## Set exercise
The material below includes pictures; leave them out and return only the lines between the line containing "Convert this chart to matplotlib code." and the line containing "bottom += vals", inclusive, word for word.

## Data supplied
+ + +

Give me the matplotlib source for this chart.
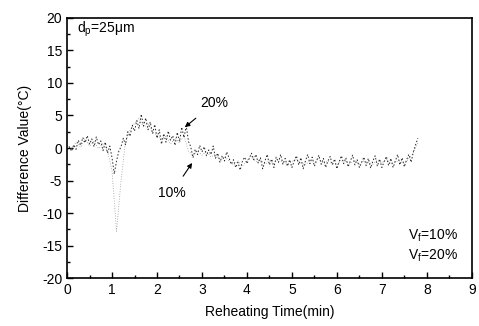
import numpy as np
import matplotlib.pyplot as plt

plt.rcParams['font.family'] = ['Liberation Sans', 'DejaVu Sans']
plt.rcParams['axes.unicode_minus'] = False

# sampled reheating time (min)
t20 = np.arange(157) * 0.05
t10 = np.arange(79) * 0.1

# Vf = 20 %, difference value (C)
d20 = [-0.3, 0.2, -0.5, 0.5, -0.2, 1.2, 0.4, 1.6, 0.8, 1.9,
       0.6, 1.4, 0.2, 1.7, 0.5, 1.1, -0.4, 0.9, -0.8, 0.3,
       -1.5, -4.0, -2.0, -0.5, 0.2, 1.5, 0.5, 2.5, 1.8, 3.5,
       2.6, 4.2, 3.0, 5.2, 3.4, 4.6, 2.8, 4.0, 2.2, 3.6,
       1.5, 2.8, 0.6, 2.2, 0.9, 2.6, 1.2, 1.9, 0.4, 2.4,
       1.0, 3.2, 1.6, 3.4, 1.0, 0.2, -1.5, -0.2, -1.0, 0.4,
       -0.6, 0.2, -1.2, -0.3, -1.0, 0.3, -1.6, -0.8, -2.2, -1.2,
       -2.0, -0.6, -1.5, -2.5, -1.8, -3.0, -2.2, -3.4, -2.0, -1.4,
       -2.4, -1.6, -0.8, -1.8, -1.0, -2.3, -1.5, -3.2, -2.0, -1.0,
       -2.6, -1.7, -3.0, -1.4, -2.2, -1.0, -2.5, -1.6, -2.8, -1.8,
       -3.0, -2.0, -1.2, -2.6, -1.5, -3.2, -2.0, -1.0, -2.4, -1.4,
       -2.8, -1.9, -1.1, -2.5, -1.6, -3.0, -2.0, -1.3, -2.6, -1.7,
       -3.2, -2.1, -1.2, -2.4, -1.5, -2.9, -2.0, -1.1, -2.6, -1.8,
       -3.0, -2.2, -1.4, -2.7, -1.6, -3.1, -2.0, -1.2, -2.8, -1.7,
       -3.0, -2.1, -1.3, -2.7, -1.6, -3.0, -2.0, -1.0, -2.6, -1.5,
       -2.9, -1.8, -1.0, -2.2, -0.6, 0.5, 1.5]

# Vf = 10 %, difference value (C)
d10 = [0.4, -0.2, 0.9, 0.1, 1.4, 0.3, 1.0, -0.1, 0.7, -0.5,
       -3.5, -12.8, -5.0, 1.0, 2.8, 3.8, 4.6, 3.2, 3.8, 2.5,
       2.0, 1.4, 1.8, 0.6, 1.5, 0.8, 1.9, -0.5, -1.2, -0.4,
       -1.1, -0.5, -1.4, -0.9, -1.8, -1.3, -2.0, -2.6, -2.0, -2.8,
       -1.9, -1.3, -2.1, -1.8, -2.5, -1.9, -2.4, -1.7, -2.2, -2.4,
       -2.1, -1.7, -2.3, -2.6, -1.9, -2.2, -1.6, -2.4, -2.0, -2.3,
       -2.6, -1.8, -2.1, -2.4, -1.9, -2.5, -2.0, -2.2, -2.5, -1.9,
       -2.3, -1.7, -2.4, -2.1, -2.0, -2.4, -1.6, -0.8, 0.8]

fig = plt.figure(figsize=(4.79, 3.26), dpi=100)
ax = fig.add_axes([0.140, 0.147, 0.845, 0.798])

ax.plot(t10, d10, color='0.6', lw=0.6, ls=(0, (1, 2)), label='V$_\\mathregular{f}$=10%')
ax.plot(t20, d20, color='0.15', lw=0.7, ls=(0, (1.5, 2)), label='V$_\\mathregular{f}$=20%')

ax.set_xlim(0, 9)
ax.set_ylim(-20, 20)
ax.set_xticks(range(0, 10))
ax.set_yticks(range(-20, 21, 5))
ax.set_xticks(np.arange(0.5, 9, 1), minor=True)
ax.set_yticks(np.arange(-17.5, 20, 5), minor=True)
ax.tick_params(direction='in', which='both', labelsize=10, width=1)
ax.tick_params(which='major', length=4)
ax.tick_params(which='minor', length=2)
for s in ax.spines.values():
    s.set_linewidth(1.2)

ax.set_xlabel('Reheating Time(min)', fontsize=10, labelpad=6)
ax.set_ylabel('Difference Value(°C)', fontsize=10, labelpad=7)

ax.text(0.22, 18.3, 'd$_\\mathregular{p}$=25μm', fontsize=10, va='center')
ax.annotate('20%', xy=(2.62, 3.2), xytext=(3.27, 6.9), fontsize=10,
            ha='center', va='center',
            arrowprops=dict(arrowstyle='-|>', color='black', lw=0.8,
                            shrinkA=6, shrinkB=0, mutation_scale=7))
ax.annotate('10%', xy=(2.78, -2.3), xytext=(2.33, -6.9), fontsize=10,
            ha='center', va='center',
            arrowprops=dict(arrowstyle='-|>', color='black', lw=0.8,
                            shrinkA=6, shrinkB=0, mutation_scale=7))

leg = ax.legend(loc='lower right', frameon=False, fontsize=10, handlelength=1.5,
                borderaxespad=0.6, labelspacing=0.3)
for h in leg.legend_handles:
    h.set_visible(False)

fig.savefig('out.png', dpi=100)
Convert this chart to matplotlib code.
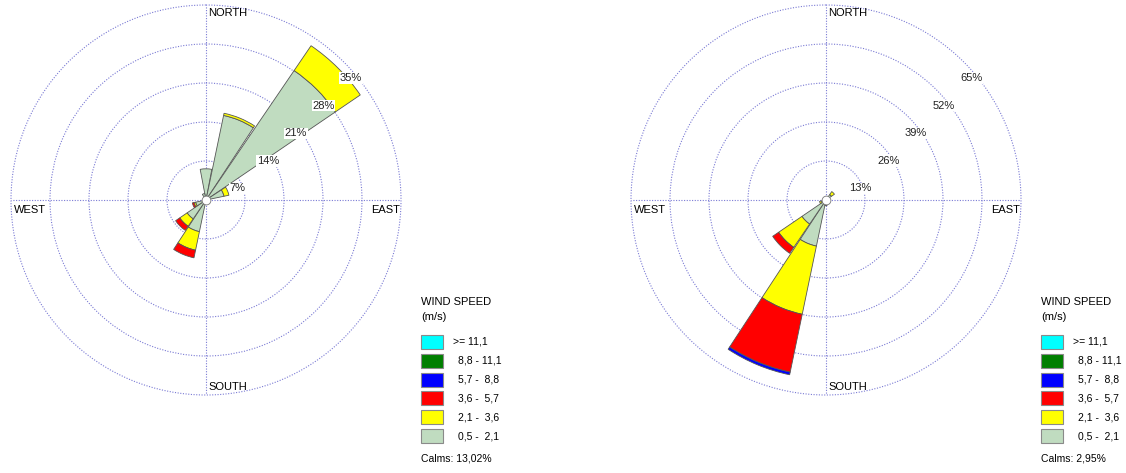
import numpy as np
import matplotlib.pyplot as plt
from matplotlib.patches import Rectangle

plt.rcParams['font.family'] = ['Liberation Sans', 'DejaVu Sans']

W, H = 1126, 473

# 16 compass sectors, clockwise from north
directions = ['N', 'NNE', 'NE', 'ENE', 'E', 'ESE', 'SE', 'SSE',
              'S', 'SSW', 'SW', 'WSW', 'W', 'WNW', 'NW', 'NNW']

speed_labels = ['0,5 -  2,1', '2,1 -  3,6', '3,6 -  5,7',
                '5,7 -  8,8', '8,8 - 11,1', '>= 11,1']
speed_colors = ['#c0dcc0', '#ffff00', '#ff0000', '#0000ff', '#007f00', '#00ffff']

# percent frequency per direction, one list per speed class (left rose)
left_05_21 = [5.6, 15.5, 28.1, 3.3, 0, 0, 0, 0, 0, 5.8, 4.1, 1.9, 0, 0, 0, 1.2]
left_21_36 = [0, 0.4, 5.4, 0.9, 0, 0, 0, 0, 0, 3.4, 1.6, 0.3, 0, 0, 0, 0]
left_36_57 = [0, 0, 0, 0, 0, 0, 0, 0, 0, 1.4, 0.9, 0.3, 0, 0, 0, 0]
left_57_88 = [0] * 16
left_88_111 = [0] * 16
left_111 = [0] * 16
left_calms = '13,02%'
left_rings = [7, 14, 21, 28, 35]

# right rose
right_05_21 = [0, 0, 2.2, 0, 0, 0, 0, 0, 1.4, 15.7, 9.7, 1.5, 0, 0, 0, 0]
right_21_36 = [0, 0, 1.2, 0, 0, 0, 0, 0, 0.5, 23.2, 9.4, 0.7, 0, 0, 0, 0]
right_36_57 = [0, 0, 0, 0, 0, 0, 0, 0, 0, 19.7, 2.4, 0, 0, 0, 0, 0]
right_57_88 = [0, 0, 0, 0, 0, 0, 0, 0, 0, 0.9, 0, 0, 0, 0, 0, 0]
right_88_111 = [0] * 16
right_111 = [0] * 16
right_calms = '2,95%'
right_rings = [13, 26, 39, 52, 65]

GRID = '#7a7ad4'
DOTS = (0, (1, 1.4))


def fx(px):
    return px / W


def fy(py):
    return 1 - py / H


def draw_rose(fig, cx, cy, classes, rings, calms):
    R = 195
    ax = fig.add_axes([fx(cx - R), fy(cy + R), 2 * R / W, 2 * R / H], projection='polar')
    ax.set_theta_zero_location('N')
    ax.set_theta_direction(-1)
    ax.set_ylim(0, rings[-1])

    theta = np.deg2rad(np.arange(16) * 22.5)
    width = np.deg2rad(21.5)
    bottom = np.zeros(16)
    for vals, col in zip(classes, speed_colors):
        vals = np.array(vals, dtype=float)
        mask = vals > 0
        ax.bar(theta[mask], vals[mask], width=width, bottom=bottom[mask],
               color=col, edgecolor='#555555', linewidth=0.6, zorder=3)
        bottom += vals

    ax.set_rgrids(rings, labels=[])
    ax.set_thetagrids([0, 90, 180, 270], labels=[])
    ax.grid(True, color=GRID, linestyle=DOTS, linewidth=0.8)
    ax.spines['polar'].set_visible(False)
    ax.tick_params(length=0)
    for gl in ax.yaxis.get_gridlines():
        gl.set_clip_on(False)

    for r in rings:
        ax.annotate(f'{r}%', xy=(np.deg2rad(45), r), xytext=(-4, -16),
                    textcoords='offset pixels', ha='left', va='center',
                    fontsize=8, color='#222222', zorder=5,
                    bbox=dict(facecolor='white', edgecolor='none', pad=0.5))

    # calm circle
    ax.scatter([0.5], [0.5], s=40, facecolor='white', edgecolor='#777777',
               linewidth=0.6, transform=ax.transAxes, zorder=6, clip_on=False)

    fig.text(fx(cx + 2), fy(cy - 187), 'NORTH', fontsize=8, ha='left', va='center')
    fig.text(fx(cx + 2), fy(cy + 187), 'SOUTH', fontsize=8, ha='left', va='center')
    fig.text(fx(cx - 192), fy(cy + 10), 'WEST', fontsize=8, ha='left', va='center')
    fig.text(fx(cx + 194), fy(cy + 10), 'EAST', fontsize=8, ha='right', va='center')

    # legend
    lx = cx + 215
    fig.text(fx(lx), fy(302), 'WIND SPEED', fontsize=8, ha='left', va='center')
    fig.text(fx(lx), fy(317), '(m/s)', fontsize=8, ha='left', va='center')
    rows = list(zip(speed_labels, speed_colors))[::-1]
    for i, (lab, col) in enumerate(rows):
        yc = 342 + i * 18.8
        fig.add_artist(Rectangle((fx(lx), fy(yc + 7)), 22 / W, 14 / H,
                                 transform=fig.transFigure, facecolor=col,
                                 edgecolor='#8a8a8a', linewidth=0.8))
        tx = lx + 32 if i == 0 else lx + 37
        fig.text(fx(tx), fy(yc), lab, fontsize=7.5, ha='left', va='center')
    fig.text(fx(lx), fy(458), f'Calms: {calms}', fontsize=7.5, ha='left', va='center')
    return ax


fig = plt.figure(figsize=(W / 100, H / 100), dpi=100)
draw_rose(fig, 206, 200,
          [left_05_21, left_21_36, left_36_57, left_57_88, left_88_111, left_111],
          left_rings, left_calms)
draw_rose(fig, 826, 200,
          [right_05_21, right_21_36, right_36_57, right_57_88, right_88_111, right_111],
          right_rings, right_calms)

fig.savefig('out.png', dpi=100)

+ + +

## Completed task
Convert this chart to matplotlib code.
import numpy as np
import matplotlib.pyplot as plt
from matplotlib.patches import Rectangle

plt.rcParams['font.family'] = ['Liberation Sans', 'DejaVu Sans']

W, H = 1126, 473

# 16 compass sectors, clockwise from north
directions = ['N', 'NNE', 'NE', 'ENE', 'E', 'ESE', 'SE', 'SSE',
              'S', 'SSW', 'SW', 'WSW', 'W', 'WNW', 'NW', 'NNW']

speed_labels = ['0,5 -  2,1', '2,1 -  3,6', '3,6 -  5,7',
                '5,7 -  8,8', '8,8 - 11,1', '>= 11,1']
speed_colors = ['#c0dcc0', '#ffff00', '#ff0000', '#0000ff', '#007f00', '#00ffff']

# percent frequency per direction, one list per speed class (left rose)
left_05_21 = [5.6, 15.5, 28.1, 3.3, 0, 0, 0, 0, 0, 5.8, 4.1, 1.9, 0, 0, 0, 1.2]
left_21_36 = [0, 0.4, 5.4, 0.9, 0, 0, 0, 0, 0, 3.4, 1.6, 0.3, 0, 0, 0, 0]
left_36_57 = [0, 0, 0, 0, 0, 0, 0, 0, 0, 1.4, 0.9, 0.3, 0, 0, 0, 0]
left_57_88 = [0] * 16
left_88_111 = [0] * 16
left_111 = [0] * 16
left_calms = '13,02%'
left_rings = [7, 14, 21, 28, 35]

# right rose
right_05_21 = [0, 0, 2.2, 0, 0, 0, 0, 0, 1.4, 15.7, 9.7, 1.5, 0, 0, 0, 0]
right_21_36 = [0, 0, 1.2, 0, 0, 0, 0, 0, 0.5, 23.2, 9.4, 0.7, 0, 0, 0, 0]
right_36_57 = [0, 0, 0, 0, 0, 0, 0, 0, 0, 19.7, 2.4, 0, 0, 0, 0, 0]
right_57_88 = [0, 0, 0, 0, 0, 0, 0, 0, 0, 0.9, 0, 0, 0, 0, 0, 0]
right_88_111 = [0] * 16
right_111 = [0] * 16
right_calms = '2,95%'
right_rings = [13, 26, 39, 52, 65]

GRID = '#7a7ad4'
DOTS = (0, (1, 1.4))


def fx(px):
    return px / W


def fy(py):
    return 1 - py / H


def draw_rose(fig, cx, cy, classes, rings, calms):
    R = 195
    ax = fig.add_axes([fx(cx - R), fy(cy + R), 2 * R / W, 2 * R / H], projection='polar')
    ax.set_theta_zero_location('N')
    ax.set_theta_direction(-1)
    ax.set_ylim(0, rings[-1])

    theta = np.deg2rad(np.arange(16) * 22.5)
    width = np.deg2rad(21.5)
    bottom = np.zeros(16)
    for vals, col in zip(classes, speed_colors):
        vals = np.array(vals, dtype=float)
        mask = vals > 0
        ax.bar(theta[mask], vals[mask], width=width, bottom=bottom[mask],
               color=col, edgecolor='#555555', linewidth=0.6, zorder=3)
        bottom += vals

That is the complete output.